Costa Rica President will sign accidental Civil Unions bill

Timothy Kincaid

July 4th, 2013

Tico Times:

After legislators “accidentally” passed a law that includes language that could open a path to same-sex civil unions in the Central American country, President Laura Chinchilla said on Wednesday that she would not veto it, as some lawmakers have urged.

“No, we’re going to go forward and will sign this law. We understand that the debate is over how some interpret the law and this alone is not sufficient for the executive to veto the law,” Chinchilla told reporters, according to a video posted by AmeliaRueda.com.

There will likely be a court challenge to the meaning of the bill, but it looks promising. Prior to this legislation, the law stated that common law marriage was only between a man and a woman. This struck that provision, replacing it with “without discrimination against to human dignity”.

occono

July 4th, 2013

This would be a bizarre surprise after reading her wikipedia bio. Then again its citations are either dead links or don’t actually mention her, so it’s possible someone made it up and added links that didn’t actually mention her to cite it.

Steve

July 4th, 2013

They can also easily pass another law to repeal this.

tavdy79

July 5th, 2013

@ Steve, that depends on the Costa Rican constitution. If there is any clause that prevents the government from taking away rights from citizens, they’ll be unable to repeal the law without first changing the constitution.

It’s also possible that, if they did manage to repeal the law, the Costa Rican government could be taken to the Inter-American Court of Human Rights (based in Costa Rica’s capital, San Jose) under Articles 5.2, 17.2, 24, and 29.a of the American Convention on Human Rights. If the court makes a broad ruling this could result in gay marriage becoming legal in all but a handful of American countries south of the USA. One of the deciding factors will be how much support there will be amongst the peoples and governments, so the number and size of the nations and sub-national jurisdictions where gay marriage is legal becomes critical.

Europe gives a good example of why. A ruling by the European Court of Human Rights several years ago made it clear that the court won’t legalise gay marriage continent-wide until there is a clear majority consensus. This point has not yet been reached, and although it looks as if we’re close there’s quite a long way to go yet. Most western bloc nations have either legalised already or are expected to do so within the next few years, and the handful of eastern bloc states that could legalise soon would mean that at best there will be ~350 to ~370 million living in countries with equal marriage by 2020, less than half the population (~800 million). The current situation in Turkey has changed things, and if the anti-government coalition holds and forces the kind of changes they’re demanding then Turkey could conceivably become the tipping point at which the ECHR will legalise. But that’s a long-shot, and if it doesn’t happen then it could be several decades before the ECHR legalises gay marriage throughout Europe.
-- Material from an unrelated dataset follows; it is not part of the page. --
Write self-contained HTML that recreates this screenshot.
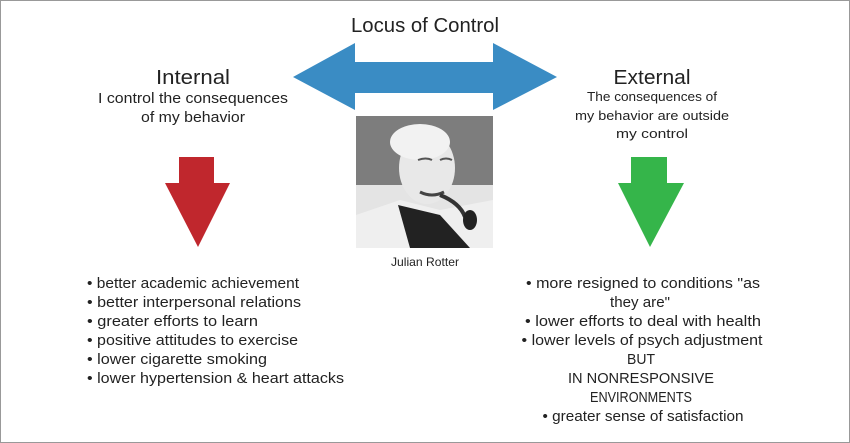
<!DOCTYPE html>
<html><head><meta charset="utf-8"><style>
html,body{margin:0;padding:0;background:#fff}
svg{display:block}
text{font-family:"Liberation Sans Narrow","Liberation Sans",sans-serif;fill:#222}
</style></head><body>
<svg width="850" height="443" viewBox="0 0 850 443" xmlns="http://www.w3.org/2000/svg">
<rect x="0.5" y="0.5" width="849" height="442" fill="#fff" stroke="#999"/>
<text x="425" y="32" font-size="20" text-anchor="middle" textLength="148" lengthAdjust="spacingAndGlyphs">Locus of Control</text>
<polygon points="293,77 355,43 355,62 493,62 493,43 557,77 493,110 493,93 355,93 355,110" fill="#3a8cc4"/>
<text x="193" y="84" font-size="20" text-anchor="middle" textLength="74" lengthAdjust="spacingAndGlyphs">Internal</text>
<text x="193" y="103" font-size="15" text-anchor="middle" textLength="190" lengthAdjust="spacingAndGlyphs">I control the consequences</text>
<text x="193" y="122" font-size="15" text-anchor="middle" textLength="104" lengthAdjust="spacingAndGlyphs">of my behavior</text>
<text x="652" y="84" font-size="20" text-anchor="middle" textLength="77" lengthAdjust="spacingAndGlyphs">External</text>
<text x="652" y="101" font-size="13" text-anchor="middle" textLength="130" lengthAdjust="spacingAndGlyphs">The consequences of</text>
<text x="652" y="120" font-size="13" text-anchor="middle" textLength="154" lengthAdjust="spacingAndGlyphs">my behavior are outside</text>
<text x="652" y="138" font-size="13" text-anchor="middle" textLength="72" lengthAdjust="spacingAndGlyphs">my control</text>
<polygon points="179,157 214,157 214,183 230,183 198,247 165,183 179,183" fill="#c0272d"/>
<polygon points="631,157 667,157 667,183 684,183 650,247 618,183 631,183" fill="#35b54a"/>
<!-- photo -->
<defs><clipPath id="c"><rect x="356" y="116" width="137" height="132"/></clipPath></defs>
<g clip-path="url(#c)">
<rect x="356" y="116" width="137" height="132" fill="#7d7d7d"/>
<rect x="356" y="185" width="137" height="63" fill="#e4e4e4"/>
<polygon points="356,215 400,200 440,210 493,200 493,248 356,248" fill="#efefef"/>
<polygon points="398,205 440,215 470,248 410,248" fill="#222"/>
<ellipse cx="427" cy="168" rx="28" ry="36" fill="#e8e8e8"/>
<ellipse cx="420" cy="142" rx="30" ry="18" fill="#f2f2f2"/>
<path d="M418,160 q8,-3 14,0 M440,160 q6,-3 12,0" stroke="#555" stroke-width="2" fill="none"/>
<path d="M420,192 q12,6 24,0" stroke="#444" stroke-width="3" fill="none"/>
<path d="M440,195 q20,8 25,22" stroke="#333" stroke-width="4" fill="none"/>
<ellipse cx="470" cy="220" rx="7" ry="10" fill="#222"/>
</g>
<text x="425" y="266" font-size="12" text-anchor="middle" textLength="68" lengthAdjust="spacingAndGlyphs">Julian Rotter</text>
<g font-size="15">
<text x="87" y="288" textLength="212" lengthAdjust="spacingAndGlyphs">• better academic achievement</text>
<text x="87" y="307" textLength="214" lengthAdjust="spacingAndGlyphs">• better interpersonal relations</text>
<text x="87" y="326" textLength="171" lengthAdjust="spacingAndGlyphs">• greater efforts to learn</text>
<text x="87" y="345" textLength="211" lengthAdjust="spacingAndGlyphs">• positive attitudes to exercise</text>
<text x="87" y="364" textLength="180" lengthAdjust="spacingAndGlyphs">• lower cigarette smoking</text>
<text x="87" y="383" textLength="257" lengthAdjust="spacingAndGlyphs">• lower hypertension &amp; heart attacks</text>
</g>
<g font-size="15" text-anchor="middle">
<text x="643" y="288" textLength="234" lengthAdjust="spacingAndGlyphs">• more resigned to conditions "as</text>
<text x="640" y="307" textLength="60" lengthAdjust="spacingAndGlyphs">they are"</text>
<text x="643" y="326" textLength="236" lengthAdjust="spacingAndGlyphs">• lower efforts to deal with health</text>
<text x="642" y="345" textLength="241" lengthAdjust="spacingAndGlyphs">• lower levels of psych adjustment</text>
<text x="641" y="364" textLength="28" lengthAdjust="spacingAndGlyphs">BUT</text>
<text x="641" y="383" textLength="146" lengthAdjust="spacingAndGlyphs">IN NONRESPONSIVE</text>
<text x="641" y="402" textLength="102" lengthAdjust="spacingAndGlyphs">ENVIRONMENTS</text>
<text x="643" y="421" textLength="201" lengthAdjust="spacingAndGlyphs">• greater sense of satisfaction</text>
</g>
</svg>
</body></html>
By contrast, for the IACHR the tipping point is much closer and may already have been passed. Of the largest six nations subject to IACHR rulings, two have gay marriage nationwide (Brazil & Argentina) court rulings are likely to make it legal within the next few months or years in two more (Mexico & Colombia) and legalisation is being discussed by the governments of the last two (Peru & Chile). Between them those six countries account for ~450 million people, out of (at a guess) ~525 million, or ~85% of the total population, so legalisation of gay marriage throughout the region is entirely possible by the end of the decade.

It’s worth remembering that the jurisdictions of both courts include countries notorious for violent homophobia, such as Jamaica, Russia and Lithuania.